BEGIN Excerpted data

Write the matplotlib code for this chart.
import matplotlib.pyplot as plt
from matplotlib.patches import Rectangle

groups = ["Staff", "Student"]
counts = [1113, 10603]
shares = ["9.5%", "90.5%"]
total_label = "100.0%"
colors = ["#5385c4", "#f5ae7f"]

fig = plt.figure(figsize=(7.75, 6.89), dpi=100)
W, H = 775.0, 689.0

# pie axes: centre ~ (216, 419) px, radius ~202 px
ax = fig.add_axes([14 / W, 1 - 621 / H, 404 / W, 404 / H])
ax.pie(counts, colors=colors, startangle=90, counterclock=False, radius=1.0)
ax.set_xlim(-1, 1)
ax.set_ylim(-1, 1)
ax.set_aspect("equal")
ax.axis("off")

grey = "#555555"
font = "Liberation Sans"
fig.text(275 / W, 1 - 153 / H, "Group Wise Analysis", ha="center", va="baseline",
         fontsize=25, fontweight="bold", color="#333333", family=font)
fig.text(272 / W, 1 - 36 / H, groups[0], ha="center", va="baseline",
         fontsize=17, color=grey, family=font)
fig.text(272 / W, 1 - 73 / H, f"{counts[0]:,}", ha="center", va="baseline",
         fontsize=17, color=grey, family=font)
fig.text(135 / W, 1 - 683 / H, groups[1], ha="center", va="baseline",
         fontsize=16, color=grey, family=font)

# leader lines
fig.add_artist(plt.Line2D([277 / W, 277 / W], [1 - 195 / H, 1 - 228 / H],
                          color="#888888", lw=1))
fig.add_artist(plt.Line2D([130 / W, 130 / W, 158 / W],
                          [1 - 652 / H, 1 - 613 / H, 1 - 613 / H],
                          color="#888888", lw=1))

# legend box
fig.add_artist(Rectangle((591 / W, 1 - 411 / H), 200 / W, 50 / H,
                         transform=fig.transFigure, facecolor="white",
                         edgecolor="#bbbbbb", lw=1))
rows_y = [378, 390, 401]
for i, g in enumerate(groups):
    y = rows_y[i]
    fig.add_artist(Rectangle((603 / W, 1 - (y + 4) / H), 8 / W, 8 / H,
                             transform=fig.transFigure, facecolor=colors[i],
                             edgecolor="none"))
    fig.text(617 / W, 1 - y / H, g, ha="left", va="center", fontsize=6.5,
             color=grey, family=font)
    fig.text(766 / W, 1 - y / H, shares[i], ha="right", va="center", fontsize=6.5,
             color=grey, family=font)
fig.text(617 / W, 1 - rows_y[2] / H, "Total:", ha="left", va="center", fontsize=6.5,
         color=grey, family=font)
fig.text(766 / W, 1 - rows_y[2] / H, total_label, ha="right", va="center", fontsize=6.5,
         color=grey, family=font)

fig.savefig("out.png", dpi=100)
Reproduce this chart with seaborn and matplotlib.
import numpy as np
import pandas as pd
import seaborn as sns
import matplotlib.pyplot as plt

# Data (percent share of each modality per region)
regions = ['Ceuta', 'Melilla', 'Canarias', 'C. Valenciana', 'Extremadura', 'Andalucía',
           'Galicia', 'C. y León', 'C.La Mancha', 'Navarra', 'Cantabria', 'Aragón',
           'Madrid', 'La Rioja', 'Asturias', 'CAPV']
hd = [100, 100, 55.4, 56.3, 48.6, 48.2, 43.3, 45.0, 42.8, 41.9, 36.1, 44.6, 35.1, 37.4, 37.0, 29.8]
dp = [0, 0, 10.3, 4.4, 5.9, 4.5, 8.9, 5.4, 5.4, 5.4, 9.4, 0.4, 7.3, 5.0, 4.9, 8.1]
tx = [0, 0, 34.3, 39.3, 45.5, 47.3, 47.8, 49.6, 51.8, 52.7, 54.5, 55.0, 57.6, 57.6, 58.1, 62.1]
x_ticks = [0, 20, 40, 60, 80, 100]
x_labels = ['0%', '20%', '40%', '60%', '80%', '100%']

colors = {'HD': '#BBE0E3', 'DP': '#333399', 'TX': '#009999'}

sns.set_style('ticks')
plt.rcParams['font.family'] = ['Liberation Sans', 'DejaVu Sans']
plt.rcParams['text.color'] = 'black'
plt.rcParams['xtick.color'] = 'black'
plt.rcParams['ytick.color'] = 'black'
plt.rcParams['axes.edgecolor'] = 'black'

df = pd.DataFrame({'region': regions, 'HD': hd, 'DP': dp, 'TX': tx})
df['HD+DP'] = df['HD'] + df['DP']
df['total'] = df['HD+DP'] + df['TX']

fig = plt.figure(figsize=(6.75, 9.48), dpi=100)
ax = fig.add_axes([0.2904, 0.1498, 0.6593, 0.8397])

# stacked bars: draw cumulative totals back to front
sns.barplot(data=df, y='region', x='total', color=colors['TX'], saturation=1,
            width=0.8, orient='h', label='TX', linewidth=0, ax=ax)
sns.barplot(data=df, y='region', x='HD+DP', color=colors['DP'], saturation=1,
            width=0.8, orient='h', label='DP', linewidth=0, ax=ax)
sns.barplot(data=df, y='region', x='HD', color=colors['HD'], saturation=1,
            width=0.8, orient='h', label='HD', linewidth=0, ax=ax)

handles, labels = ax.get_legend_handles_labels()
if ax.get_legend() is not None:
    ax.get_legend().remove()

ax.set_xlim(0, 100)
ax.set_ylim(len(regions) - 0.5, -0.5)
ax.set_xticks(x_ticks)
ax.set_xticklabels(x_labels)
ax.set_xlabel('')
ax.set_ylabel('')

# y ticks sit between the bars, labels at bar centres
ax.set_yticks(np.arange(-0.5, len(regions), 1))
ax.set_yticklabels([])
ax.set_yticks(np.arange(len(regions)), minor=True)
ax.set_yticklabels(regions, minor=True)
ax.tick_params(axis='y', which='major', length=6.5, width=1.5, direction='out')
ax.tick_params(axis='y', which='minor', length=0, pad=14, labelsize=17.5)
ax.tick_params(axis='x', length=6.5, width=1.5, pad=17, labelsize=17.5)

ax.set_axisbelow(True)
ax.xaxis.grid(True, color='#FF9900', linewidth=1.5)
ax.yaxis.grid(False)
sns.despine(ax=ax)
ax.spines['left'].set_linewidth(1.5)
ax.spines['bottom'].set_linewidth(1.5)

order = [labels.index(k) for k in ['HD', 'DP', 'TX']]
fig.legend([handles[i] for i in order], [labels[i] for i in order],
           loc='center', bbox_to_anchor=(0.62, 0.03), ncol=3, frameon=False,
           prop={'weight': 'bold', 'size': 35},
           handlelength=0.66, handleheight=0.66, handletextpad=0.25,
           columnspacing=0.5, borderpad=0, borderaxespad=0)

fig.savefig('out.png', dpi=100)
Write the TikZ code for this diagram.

END Excerpted data

**Given request**
Your task is to retype all the records above with nothing left out.

**Final result**
Write the matplotlib code for this chart.
import matplotlib.pyplot as plt
from matplotlib.patches import Rectangle

groups = ["Staff", "Student"]
counts = [1113, 10603]
shares = ["9.5%", "90.5%"]
total_label = "100.0%"
colors = ["#5385c4", "#f5ae7f"]

fig = plt.figure(figsize=(7.75, 6.89), dpi=100)
W, H = 775.0, 689.0

# pie axes: centre ~ (216, 419) px, radius ~202 px
ax = fig.add_axes([14 / W, 1 - 621 / H, 404 / W, 404 / H])
ax.pie(counts, colors=colors, startangle=90, counterclock=False, radius=1.0)
ax.set_xlim(-1, 1)
ax.set_ylim(-1, 1)
ax.set_aspect("equal")
ax.axis("off")

grey = "#555555"
font = "Liberation Sans"
fig.text(275 / W, 1 - 153 / H, "Group Wise Analysis", ha="center", va="baseline",
         fontsize=25, fontweight="bold", color="#333333", family=font)
fig.text(272 / W, 1 - 36 / H, groups[0], ha="center", va="baseline",
         fontsize=17, color=grey, family=font)
fig.text(272 / W, 1 - 73 / H, f"{counts[0]:,}", ha="center", va="baseline",
         fontsize=17, color=grey, family=font)
fig.text(135 / W, 1 - 683 / H, groups[1], ha="center", va="baseline",
         fontsize=16, color=grey, family=font)

# leader lines
fig.add_artist(plt.Line2D([277 / W, 277 / W], [1 - 195 / H, 1 - 228 / H],
                          color="#888888", lw=1))
fig.add_artist(plt.Line2D([130 / W, 130 / W, 158 / W],
                          [1 - 652 / H, 1 - 613 / H, 1 - 613 / H],
                          color="#888888", lw=1))

# legend box
fig.add_artist(Rectangle((591 / W, 1 - 411 / H), 200 / W, 50 / H,
                         transform=fig.transFigure, facecolor="white",
                         edgecolor="#bbbbbb", lw=1))
rows_y = [378, 390, 401]
for i, g in enumerate(groups):
    y = rows_y[i]
    fig.add_artist(Rectangle((603 / W, 1 - (y + 4) / H), 8 / W, 8 / H,
                             transform=fig.transFigure, facecolor=colors[i],
                             edgecolor="none"))
    fig.text(617 / W, 1 - y / H, g, ha="left", va="center", fontsize=6.5,
             color=grey, family=font)
    fig.text(766 / W, 1 - y / H, shares[i], ha="right", va="center", fontsize=6.5,
             color=grey, family=font)
fig.text(617 / W, 1 - rows_y[2] / H, "Total:", ha="left", va="center", fontsize=6.5,
         color=grey, family=font)
fig.text(766 / W, 1 - rows_y[2] / H, total_label, ha="right", va="center", fontsize=6.5,
         color=grey, family=font)

fig.savefig("out.png", dpi=100)
Reproduce this chart with seaborn and matplotlib.
import numpy as np
import pandas as pd
import seaborn as sns
import matplotlib.pyplot as plt

# Data (percent share of each modality per region)
regions = ['Ceuta', 'Melilla', 'Canarias', 'C. Valenciana', 'Extremadura', 'Andalucía',
           'Galicia', 'C. y León', 'C.La Mancha', 'Navarra', 'Cantabria', 'Aragón',
           'Madrid', 'La Rioja', 'Asturias', 'CAPV']
hd = [100, 100, 55.4, 56.3, 48.6, 48.2, 43.3, 45.0, 42.8, 41.9, 36.1, 44.6, 35.1, 37.4, 37.0, 29.8]
dp = [0, 0, 10.3, 4.4, 5.9, 4.5, 8.9, 5.4, 5.4, 5.4, 9.4, 0.4, 7.3, 5.0, 4.9, 8.1]
tx = [0, 0, 34.3, 39.3, 45.5, 47.3, 47.8, 49.6, 51.8, 52.7, 54.5, 55.0, 57.6, 57.6, 58.1, 62.1]
x_ticks = [0, 20, 40, 60, 80, 100]
x_labels = ['0%', '20%', '40%', '60%', '80%', '100%']

colors = {'HD': '#BBE0E3', 'DP': '#333399', 'TX': '#009999'}

sns.set_style('ticks')
plt.rcParams['font.family'] = ['Liberation Sans', 'DejaVu Sans']
plt.rcParams['text.color'] = 'black'
plt.rcParams['xtick.color'] = 'black'
plt.rcParams['ytick.color'] = 'black'
plt.rcParams['axes.edgecolor'] = 'black'

df = pd.DataFrame({'region': regions, 'HD': hd, 'DP': dp, 'TX': tx})
df['HD+DP'] = df['HD'] + df['DP']
df['total'] = df['HD+DP'] + df['TX']

fig = plt.figure(figsize=(6.75, 9.48), dpi=100)
ax = fig.add_axes([0.2904, 0.1498, 0.6593, 0.8397])

# stacked bars: draw cumulative totals back to front
sns.barplot(data=df, y='region', x='total', color=colors['TX'], saturation=1,
            width=0.8, orient='h', label='TX', linewidth=0, ax=ax)
sns.barplot(data=df, y='region', x='HD+DP', color=colors['DP'], saturation=1,
            width=0.8, orient='h', label='DP', linewidth=0, ax=ax)
sns.barplot(data=df, y='region', x='HD', color=colors['HD'], saturation=1,
            width=0.8, orient='h', label='HD', linewidth=0, ax=ax)

handles, labels = ax.get_legend_handles_labels()
if ax.get_legend() is not None:
    ax.get_legend().remove()

ax.set_xlim(0, 100)
ax.set_ylim(len(regions) - 0.5, -0.5)
ax.set_xticks(x_ticks)
ax.set_xticklabels(x_labels)
ax.set_xlabel('')
ax.set_ylabel('')

# y ticks sit between the bars, labels at bar centres
ax.set_yticks(np.arange(-0.5, len(regions), 1))
ax.set_yticklabels([])
ax.set_yticks(np.arange(len(regions)), minor=True)
ax.set_yticklabels(regions, minor=True)
ax.tick_params(axis='y', which='major', length=6.5, width=1.5, direction='out')
ax.tick_params(axis='y', which='minor', length=0, pad=14, labelsize=17.5)
ax.tick_params(axis='x', length=6.5, width=1.5, pad=17, labelsize=17.5)

ax.set_axisbelow(True)
ax.xaxis.grid(True, color='#FF9900', linewidth=1.5)
ax.yaxis.grid(False)
sns.despine(ax=ax)
ax.spines['left'].set_linewidth(1.5)
ax.spines['bottom'].set_linewidth(1.5)

order = [labels.index(k) for k in ['HD', 'DP', 'TX']]
fig.legend([handles[i] for i in order], [labels[i] for i in order],
           loc='center', bbox_to_anchor=(0.62, 0.03), ncol=3, frameon=False,
           prop={'weight': 'bold', 'size': 35},
           handlelength=0.66, handleheight=0.66, handletextpad=0.25,
           columnspacing=0.5, borderpad=0, borderaxespad=0)

fig.savefig('out.png', dpi=100)
Write the TikZ code for this diagram.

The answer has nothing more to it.